Further, Goodlett admitted knowing that the warrant for Taylor’s home would be executed at night by officers with their weapons drawn, creating a risk that a person in the home could be injured or killed.
In addition, Goodlett admitted that the warrant affidavit was “stale” because it lacked up-to-date information showing probable cause to believe that evidence of a crime would be found in Taylor’s home. For example, the affidavit used to obtain a warrant suggested that there was an ongoing relationship between Taylor and J.G. However, as noted in the plea agreement, Goodlett knew that the police had no evidence that J.G. had even visited Taylor’s home for weeks at the time the officers requested a warrant. Before the warrant affidavit was finalized, Goodlett told the other LMPD detective that the warrant affidavit did not have enough current information to connect Taylor or her home to J.G.’s alleged narcotics activity. Goodlett also knew that, the day before officers obtained the warrant, her supervisor had conducted surveillance outside of Taylor’s home in part to search for new information that could freshen up the warrant affidavit, but her supervisor reported that he did not find anything new to connect J.G. to Taylor or her home.
Second, Goodlett admitted that she and the other detective conspired to obstruct justice by providing false information to investigators after Taylor was shot and killed. Specifically, in the plea agreement, Goodlett stated that she and the other detective provided a false “investigative letter” to criminal investigators, repeating the false and misleading claims from the warrant affidavit about J.G. receiving packages at Taylor’s home and using Taylor’s home as “his residence.” Goodlett admitted that she had hoped the false investigative letter would clear her and the other detective of suspicion of wrongdoing.

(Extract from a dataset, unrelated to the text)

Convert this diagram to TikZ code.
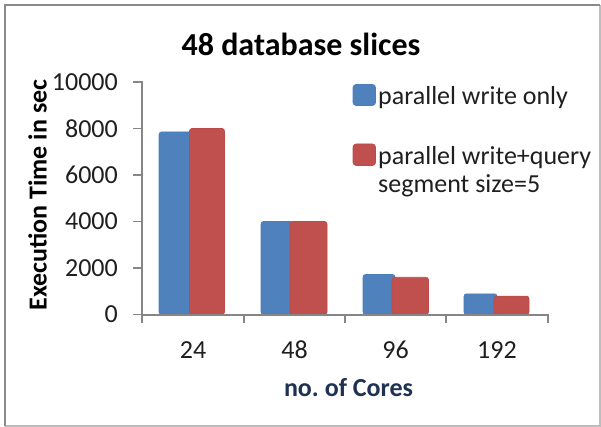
\documentclass[tikz,border=0pt]{standalone}
\usepackage{fontspec}
\setmainfont{Carlito}
\frenchspacing
\definecolor{serA}{HTML}{4F81BD}
\definecolor{serAedge}{HTML}{4A7DBA}
\definecolor{serB}{HTML}{C0504D}
\definecolor{serBedge}{HTML}{BA4B48}
\definecolor{axisgray}{HTML}{868686}
\definecolor{framedark}{HTML}{8A8A8A}
\definecolor{framelight}{HTML}{BDBDBD}
\definecolor{axtitle}{RGB}{31,50,84}
\begin{document}
\begin{tikzpicture}[x=1pt,y=-1pt,
  lbl/.style={font=\fontsize{26}{28}\selectfont, inner sep=0pt, text=black!88},
  boldlbl/.style={font=\fontsize{26}{28}\selectfont\bfseries, inner sep=0pt},
  barA/.style={fill=serA, draw=serAedge, line width=0.6pt, rounded corners=2.5pt},
  barB/.style={fill=serB, draw=serBedge, line width=0.6pt, rounded corners=2.5pt},
  axisline/.style={draw=axisgray, line width=1.6pt},
  keybox/.style={rounded corners=3pt, line width=0.6pt}]
\useasboundingbox (0,0) rectangle (601,427);
\fill[white] (0,0) rectangle (601,427);

% chart frame
\draw[framelight, line width=1.5pt] (600,5) -- (600,426.2) -- (5,426.2);
\draw[framedark, line width=2pt] (5,426) -- (5,5) -- (600,5);

% title
\node[font=\fontsize{32}{34}\selectfont\bfseries, inner sep=0pt, anchor=base] (title) at (301,56) {48 database slices};

% bars: value v sits at y = 314.5 - 0.02325 v
\foreach \l/\r/\v [count=\i] in {159/192/7850, 261/293/4000, 363/395/1720, 464/497/890}
  \path[barA] (\l,314.5) rectangle (\r,{314.5-0.02325*\v});
\foreach \l/\r/\v [count=\i] in {189.5/224.5/8000, 290/327/4000, 392/428.5/1600, 494/529/790}
  \path[barB] (\l,314.5) rectangle (\r,{314.5-0.02325*\v});

% axes
\draw[axisline] (142,81.5) -- (142,315) -- (548.5,315);
\foreach \v in {0,2000,4000,6000,8000,10000} {
  \draw[axisline] (133,{314.5-0.02325*\v}) -- (142,{314.5-0.02325*\v});
  \node[lbl, anchor=east] (y\v) at (118,{314.5-0.02325*\v}) {\v};
}
\foreach \x in {142,244,345,446,548}
  \draw[axisline] (\x,315) -- (\x,323);
\foreach \x/\t in {193/24, 294.5/48, 395.5/96, 497/192}
  \node[lbl, anchor=base] (c\t) at (\x,358) {\t};

% axis titles
\node[boldlbl, text=axtitle, anchor=base] (xtitle) at (348.5,396.5) {no. of Cores};
\node[boldlbl, rotate=90, anchor=base] (ytitle) at (46.5,195) {Execution Time in sec};

% legend
\path[keybox, fill=serA, draw=serAedge] (353,84.5) rectangle (375.5,105.5);
\node[lbl, anchor=base west] (keyA) at (378,105) {parallel write only};
\path[keybox, fill=serB, draw=serBedge] (353,144) rectangle (375.5,165.5);
\node[lbl, anchor=base west] (keyB) at (378,165) {parallel write+query};
\node[lbl, anchor=base west] (keyB2) at (378,193) {segment size=5};
\end{tikzpicture}
\end{document}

In her plea agreement, Goodlett also acknowledged that, approximately two weeks after they submitted the false investigative letter, she and the other detective agreed again to provide false information in response to allegations in the media that the other detective had lied in the warrant affidavit. On May 16, 2020, about two months after Taylor’s death, media outlets reported that the Postal Inspector had specifically denied the other detective’s claim, made in the warrant affidavit, that the U.S. Postal Inspection Service had told police that J.G. received packages at Taylor’s home. The next day, the other detective texted Goodlett that a criminal investigator wanted to meet with him. Goodlett further admitted that she and the other detective arranged to meet in the detective’s garage that night. During the garage meeting, the other detective told Goodlett that they needed to get on the same page because if he went down for the false warrant, she would go down too. Goodlett admitted that she and the other detective agreed to repeat a false cover story to others. Specifically, after the garage meeting, Goodlett falsely claimed to criminal investigators that, in January 2020, an LMPD sergeant had told her and the other detective “in passing” that he had verified that J.G. was receiving packages at Taylor’s home.
Goodlett pleaded guilty today before U.S. District Court Judge Rebecca Grady Jennings. Goodlett will be sentenced at a hearing to be scheduled at a later date. According to the plea agreement, Goodlett faces a maximum sentence of five years in prison and a fine of up to $250,000.
Assistant Attorney General Kristen Clarke of the Justice Department’s Civil Rights Division made the announcement.
The FBI Louisville Field Office investigated the case. Trial Attorneys Michael J. Songer and Anna Gotfryd of the Department of Justice’s Civil Rights Division are prosecuting the case with assistance from Assistant U.S. Attorney Zachary Dembo for the Eastern District of Kentucky.